Columbus

Judge Rules Columbus Hospital Stabbing Suspect Legally Insane, Sends Her To Psych Unit

AI Assisted Icon
Published on June 04, 2026
Judge Rules Columbus Hospital Stabbing Suspect Legally Insane, Sends Her To Psych UnitSource: Tingey Injury Law Firm on Unsplash

A Franklin County judge on April 23, 2026, found Makaela Wilson not guilty by reason of insanity in the stabbing of a Mount Carmel East employee last fall, shifting the case from criminal punishment to long-term treatment in a secure psychiatric setting. The attack happened inside a hospital kitchen on Sept. 30, 2025, where the employee was critically injured, taken to Mount Carmel East’s emergency department, and later stabilized. The ruling came months after a December 2025 finding that Wilson was incompetent to stand trial.

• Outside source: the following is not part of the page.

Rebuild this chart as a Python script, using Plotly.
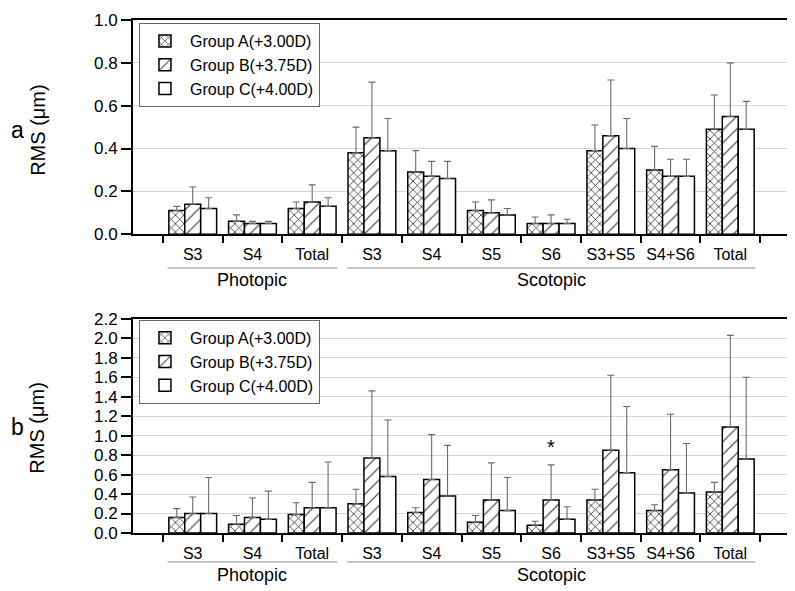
import plotly.graph_objects as go

# ---------------- data ----------------
categories = ["S3", "S4", "Total", "S3", "S4", "S5", "S6", "S3+S5", "S4+S6", "Total"]
group_labels = ["Photopic", "Scotopic"]
group_first = [1, 4]
group_last = [3, 10]
series_names = ["Group A(+3.00D)", "Group B(+3.75D)", "Group C(+4.00D)"]

# panel a (mean, SD)
a_mean_A = [0.11, 0.06, 0.12, 0.38, 0.29, 0.11, 0.05, 0.39, 0.30, 0.49]
a_sd_A = [0.02, 0.03, 0.03, 0.12, 0.10, 0.04, 0.03, 0.12, 0.11, 0.16]
a_mean_B = [0.14, 0.05, 0.15, 0.45, 0.27, 0.10, 0.05, 0.46, 0.27, 0.55]
a_sd_B = [0.08, 0.01, 0.08, 0.26, 0.07, 0.06, 0.04, 0.26, 0.08, 0.25]
a_mean_C = [0.12, 0.05, 0.13, 0.39, 0.26, 0.09, 0.05, 0.40, 0.27, 0.49]
a_sd_C = [0.05, 0.01, 0.04, 0.15, 0.08, 0.03, 0.02, 0.14, 0.08, 0.13]

# panel b (mean, SD)
b_mean_A = [0.16, 0.09, 0.19, 0.30, 0.21, 0.11, 0.08, 0.34, 0.23, 0.42]
b_sd_A = [0.09, 0.09, 0.12, 0.15, 0.05, 0.07, 0.04, 0.11, 0.06, 0.10]
b_mean_B = [0.20, 0.16, 0.26, 0.77, 0.55, 0.34, 0.34, 0.85, 0.65, 1.09]
b_sd_B = [0.17, 0.20, 0.26, 0.69, 0.46, 0.38, 0.36, 0.77, 0.57, 0.94]
b_mean_C = [0.20, 0.14, 0.26, 0.58, 0.38, 0.23, 0.14, 0.62, 0.41, 0.76]
b_sd_C = [0.37, 0.29, 0.47, 0.58, 0.52, 0.34, 0.13, 0.68, 0.51, 0.84]

a_yticks = [0.0, 0.2, 0.4, 0.6, 0.8, 1.0]
b_yticks = [0.0, 0.2, 0.4, 0.6, 0.8, 1.0, 1.2, 1.4, 1.6, 1.8, 2.0, 2.2]
star_category = 7
star_value = 0.88

x_pos = list(range(1, len(categories) + 1))

FONT = "Arial, Liberation Sans, sans-serif"
patterns = [
    dict(shape="x", size=6, solidity=0.25, fgcolor="#333333", bgcolor="white", fillmode="replace"),
    dict(shape="/", size=9, solidity=0.13, fgcolor="#3a3a3a", bgcolor="white", fillmode="replace"),
    dict(shape="", bgcolor="white", fgcolor="white", fillmode="replace"),
]

fig = go.Figure()

panels = [
    ("x", "y", "legend", [a_mean_A, a_mean_B, a_mean_C], [a_sd_A, a_sd_B, a_sd_C]),
    ("x2", "y2", "legend2", [b_mean_A, b_mean_B, b_mean_C], [b_sd_A, b_sd_B, b_sd_C]),
]
for xa, ya, lg, means, sds in panels:
    for name, m, s, pat in zip(series_names, means, sds, patterns):
        fig.add_trace(go.Bar(
            x=x_pos, y=m, name=name, xaxis=xa, yaxis=ya, legend=lg,
            marker=dict(color="white", pattern=pat,
                        line=dict(color="black", width=1.5)),
            error_y=dict(type="data", symmetric=False, array=s,
                         arrayminus=[0] * len(s), color="#6a6a6a",
                         thickness=1.1, width=3.5),
        ))

xcommon = dict(
    range=[0, 11], tickmode="array", tickvals=x_pos, ticktext=categories,
    ticks="outside", ticklen=5, tickcolor="rgba(0,0,0,0)",
    tickfont=dict(family=FONT, size=16, color="black"),
    minor=dict(tickmode="linear", tick0=0.5, dtick=1, ticks="outside",
               ticklen=7, tickwidth=2, tickcolor="black", showgrid=False),
    showline=True, linecolor="black", linewidth=2, mirror=True,
    showgrid=False, zeroline=False,
)
ycommon = dict(
    tickformat=".1f", ticks="outside", ticklen=10, tickwidth=2, tickcolor="black",
    tickfont=dict(family=FONT, size=17, color="black"),
    showline=True, linecolor="black", linewidth=2, mirror=True,
    showgrid=True, gridcolor="#d6d6d6", gridwidth=1, zeroline=False,
)

legend_common = dict(
    xanchor="left", yanchor="top", bgcolor="white", bordercolor="#666666",
    borderwidth=1, font=dict(family=FONT, size=16, color="black"),
    traceorder="normal", itemwidth=40, tracegroupgap=0,
)

# page body adds an 8px offset, so the figure is 8px smaller and margins shifted
fig.update_layout(
    width=787, height=583,
    margin=dict(l=125, r=3, t=10, b=58),
    paper_bgcolor="white", plot_bgcolor="white",
    barmode="group", bargap=0.2, bargroupgap=0.0,
    showlegend=True,
    xaxis=dict(domain=[0, 1], anchor="y", **xcommon),
    yaxis=dict(domain=[0.5825, 1.0], anchor="x", range=[0, 1.0],
               tickvals=a_yticks, **ycommon),
    xaxis2=dict(domain=[0, 1], anchor="y2", **xcommon),
    yaxis2=dict(domain=[0.0, 0.4175], anchor="x2", range=[0, 2.2],
                tickvals=b_yticks, **ycommon),
    legend=dict(x=0.0091, y=0.994, **legend_common),
    legend2=dict(x=0.0091, y=0.4155, **legend_common),
)

annotations = []
shapes = []
# group labels with underline
for xa, ya, line_y, text_y in [("x", "y", -0.158, -0.214), ("x2", "y2", -0.135, -0.195)]:
    for lbl, f, l in zip(group_labels, group_first, group_last):
        shapes.append(dict(type="line", xref=xa, yref=f"{ya} domain",
                           x0=f - 0.42, x1=l + 0.42, y0=line_y, y1=line_y,
                           line=dict(color="#8c8c8c", width=1)))
        annotations.append(dict(text=lbl, xref=xa, yref=f"{ya} domain",
                                x=(f + l) / 2, y=text_y, showarrow=False,
                                xanchor="center", yanchor="middle",
                                font=dict(family=FONT, size=18, color="black")))

# panel letters and y titles
for letter, ycen in [("a", 0.7864), ("b", 0.2058)]:
    annotations.append(dict(text=letter, xref="paper", yref="paper",
                            x=-0.1882, y=ycen, showarrow=False,
                            xanchor="left", yanchor="middle",
                            font=dict(family=FONT, size=23, color="black")))
    annotations.append(dict(text="RMS (\u03bcm)", xref="paper", yref="paper",
                            x=-0.1457, y=ycen, showarrow=False, textangle=-90,
                            xanchor="center", yanchor="middle",
                            font=dict(family=FONT, size=20, color="black")))

# significance asterisk
annotations.append(dict(text="*", xref="x2", yref="y2", x=star_category,
                        y=star_value, showarrow=False, xanchor="center",
                        yanchor="middle",
                        font=dict(family=FONT, size=20, color="black")))

fig.update_layout(annotations=annotations, shapes=shapes)

fig.write_html("out.html")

Police say the confrontation started around 8:45 a.m. on Sept. 30, 2025. Security footage, according to investigators, shows a woman leaving the hospital kitchen with a large kitchen knife and trying to hide it under her shirt. Officers later found her in nearby woods after a short foot chase, recovered a knife, and reported that she had self-inflicted cuts that were treated after her arrest. Those details surfaced when Columbus police filed a felonious assault charge in October 2025, as reported by NBC4, and in coverage of the police arrest after Mount Carmel kitchen stabbing.

Wilson, previously deemed incompetent to stand trial in December 2025, had been facing the felonious assault charge filed by the Columbus Division of Police after the hospital incident. Franklin County Common Pleas Judge Karen Held Phipps issued the not-guilty-by-reason-of-insanity ruling and, according to court records, ordered Wilson to a civil unit at Central Ohio Behavioral Healthcare rather than a prison cell. The assignment and ruling were described in local court coverage by 10TV, and Judge Phipps is listed on the roster of the Franklin County Court.

Judge Orders Civil Commitment

The court entry directs that Wilson receive treatment in a hospital environment instead of incarceration, reflecting the judge’s finding about her mental state at the time of the offense. In Ohio, a defendant found not guilty by reason of insanity can be committed to a psychiatric hospital under court supervision, with those commitments reviewed periodically and guided by medical evaluations.

That process has become more common and more strained, as highlighted in public-interest reporting about the pressure on Ohio’s forensic and regional psychiatric beds when courts order treatment for people with severe mental illness. WOSU has explored who ends up in Ohio’s psychiatric hospitals, how they get there, and how capacity limits create bottlenecks.

Legal Implications

Under Ohio law, a person found not guilty by reason of insanity stays under the trial court’s jurisdiction. A commitment can last until the court decides the person no longer needs involuntary hospitalization or until the maximum prison term for the most serious underlying charge has run out, whichever comes first. The state’s statutes spell out the hearings and reviews that govern competency findings, civil commitment, and possible discharge, which means a judge, not hospital staff alone, decides when someone can be released, as per the Ohio Revised Code.

Hospital Reaction And Next Steps

Mount Carmel Health System told reporters that the incident involved “two colleagues and no patients” and confirmed that the injured employee was treated and stabilized. The system has not publicly rolled out any staffing or security changes tied specifically to the insanity ruling, and Columbus police say the original felonious assault charge remains part of the case record, as per 10TV.

Under the court order, Wilson’s placement and treatment will be managed by clinicians and reviewed periodically by the court. Any future hearings or filings will show up on the Franklin County Common Pleas docket, and residents who want to track the case can check with the clerk’s office or the public court calendar for updates, according to the Franklin County Court.